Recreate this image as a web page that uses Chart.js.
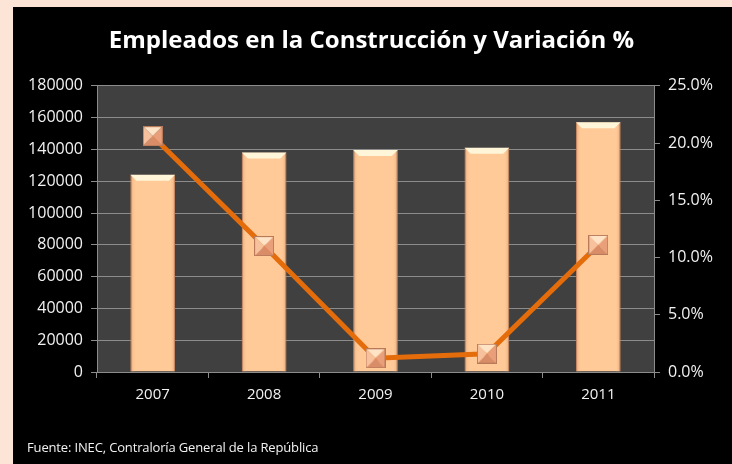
<!DOCTYPE html>
<html>
<head>
<meta charset="utf-8">
<script src="https://cdn.jsdelivr.net/npm/chart.js@4"></script>
<style>
  html, body { margin: 0; padding: 0; background: #FCE5D6; }
  #panel { position: absolute; left: 13px; top: 7px; width: 719px; height: 457px; background: #000; }
  #wrap { position: absolute; left: 0; top: 0; width: 717px; height: 457px; }
  #note { position: absolute; left: 14px; top: 431px; color: #F2F2F2; font: 13px "Open Sans", sans-serif; letter-spacing: -0.15px; }
</style>
</head>
<body>
<div id="panel">
  <div id="wrap"><canvas id="myChart"></canvas></div>
  <div id="note">Fuente: INEC, Contraloría General de la República</div>
</div>
<script>
// data
const years = ['2007', '2008', '2009', '2010', '2011'];
const empleados = [124000, 138000, 139700, 141000, 157000];
const variacion = [20.6, 11.0, 1.2, 1.6, 11.1];

const gridColor = '#8C8C8C';
const textColor = '#F2F2F2';

// pyramid-looking square marker
function makeMarker(size) {
    const c = document.createElement('canvas');
    c.width = size; c.height = size;
    const g = c.getContext('2d');
    const m = size / 2;
    const faces = [
        [[0, 0], [size, 0], '#FFE3C6'],
        [[size, 0], [size, size], '#E9A07A'],
        [[size, size], [0, size], '#D98C68'],
        [[0, size], [0, 0], '#F7C19E']
    ];
    faces.forEach(f => {
        g.beginPath();
        g.moveTo(f[0][0], f[0][1]);
        g.lineTo(f[1][0], f[1][1]);
        g.lineTo(m, m);
        g.closePath();
        g.fillStyle = f[2];
        g.fill();
    });
    g.strokeStyle = '#B97A5A';
    g.lineWidth = 1;
    g.strokeRect(0.5, 0.5, size - 1, size - 1);
    return c;
}

const plotBg = {
    id: 'plotBg',
    beforeDraw(chart) {
        const a = chart.chartArea;
        const ctx = chart.ctx;
        ctx.save();
        ctx.fillStyle = '#404040';
        ctx.fillRect(a.left, a.top, a.right - a.left, a.bottom - a.top);
        ctx.restore();
    }
};

// bevel highlight on top of each bar
const barBevel = {
    id: 'barBevel',
    afterDatasetDraw(chart, args) {
        if (args.index !== 1) return;
        const ctx = chart.ctx;
        ctx.save();
        args.meta.data.forEach(bar => {
            const p = bar.getProps(['x', 'y', 'base', 'width'], true);
            if (![p.x, p.y, p.base, p.width].every(Number.isFinite)) return;
            const l = p.x - p.width / 2, r = p.x + p.width / 2;
            const t = p.y, b = p.base;
            const gr = ctx.createLinearGradient(l, 0, r, 0);
            gr.addColorStop(0, 'rgba(190,120,80,0.45)');
            gr.addColorStop(0.12, 'rgba(255,204,153,0)');
            gr.addColorStop(0.88, 'rgba(255,204,153,0)');
            gr.addColorStop(1, 'rgba(190,120,80,0.45)');
            ctx.fillStyle = gr;
            ctx.fillRect(l, t, r - l, b - t);
            ctx.beginPath();
            ctx.moveTo(l, t);
            ctx.lineTo(r, t);
            ctx.lineTo(r - 6, t + 6);
            ctx.lineTo(l + 6, t + 6);
            ctx.closePath();
            ctx.fillStyle = '#FFF6D9';
            ctx.fill();
        });
        ctx.restore();
    }
};

const ctx = document.getElementById('myChart');

new Chart(ctx, {
    data: {
        labels: years,
        datasets: [{
            type: 'line',
            label: 'Variación %',
            data: variacion,
            yAxisID: 'y2',
            order: 0,
            borderColor: '#E46C0A',
            borderWidth: 5,
            pointStyle: makeMarker(20),
            pointRadius: 10,
            pointHoverRadius: 10,
            tension: 0
        }, {
            type: 'bar',
            label: 'Empleados',
            data: empleados,
            yAxisID: 'y',
            order: 1,
            backgroundColor: '#FFCA98',
            borderColor: '#C98F68',
            borderWidth: 1,
            barPercentage: 0.4,
            categoryPercentage: 1
        }]
    },
    plugins: [plotBg, barBevel],
    options: {
        responsive: true,
        maintainAspectRatio: false,
        animation: false,
        layout: { padding: { left: 0, right: 0, top: 0, bottom: 0 } },
        plugins: {
            legend: { display: false },
            tooltip: { enabled: false },
            title: {
                display: true,
                text: 'Empleados en la Construcción y Variación %',
                color: '#FFFFFF',
                font: { family: 'Open Sans', size: 24, weight: 'bold' },
                padding: { top: 20, bottom: 30 }
            }
        },
        scales: {
            x: {
                offset: true,
                grid: { offset: true, drawOnChartArea: false, color: gridColor, tickLength: 6 },
                border: { color: gridColor },
                ticks: { color: textColor, font: { family: 'Open Sans', size: 15 }, padding: 8 },
                afterFit(s) { s.height = 92; }
            },
            y: {
                position: 'left',
                min: 0,
                max: 180000,
                grid: { color: gridColor, tickLength: 6 },
                border: { color: gridColor },
                ticks: {
                    stepSize: 20000,
                    color: textColor,
                    font: { family: 'Open Sans', size: 16 },
                    padding: 8,
                    callback: v => String(v)
                },
                afterFit(s) { s.width = 84; }
            },
            y2: {
                position: 'right',
                min: 0,
                max: 25,
                grid: { drawOnChartArea: false, color: gridColor, tickLength: 6 },
                border: { color: gridColor },
                ticks: {
                    stepSize: 5,
                    color: textColor,
                    font: { family: 'Open Sans', size: 16 },
                    padding: 8,
                    callback: v => v.toFixed(1) + '%'
                },
                afterFit(s) { s.width = 76; }
            }
        }
    }
});
</script>
</body>
</html>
------------------------------------------------------------
Return nothing but the lines running from the start of the data to the line with "const textColor = '#F2F2F2';", please, both ends included and no pictures.

Recreate this image as a web page that uses Chart.js.
<!DOCTYPE html>
<html>
<head>
<meta charset="utf-8">
<script src="https://cdn.jsdelivr.net/npm/chart.js@4"></script>
<style>
  html, body { margin: 0; padding: 0; background: #FCE5D6; }
  #panel { position: absolute; left: 13px; top: 7px; width: 719px; height: 457px; background: #000; }
  #wrap { position: absolute; left: 0; top: 0; width: 717px; height: 457px; }
  #note { position: absolute; left: 14px; top: 431px; color: #F2F2F2; font: 13px "Open Sans", sans-serif; letter-spacing: -0.15px; }
</style>
</head>
<body>
<div id="panel">
  <div id="wrap"><canvas id="myChart"></canvas></div>
  <div id="note">Fuente: INEC, Contraloría General de la República</div>
</div>
<script>
// data
const years = ['2007', '2008', '2009', '2010', '2011'];
const empleados = [124000, 138000, 139700, 141000, 157000];
const variacion = [20.6, 11.0, 1.2, 1.6, 11.1];

const gridColor = '#8C8C8C';
const textColor = '#F2F2F2';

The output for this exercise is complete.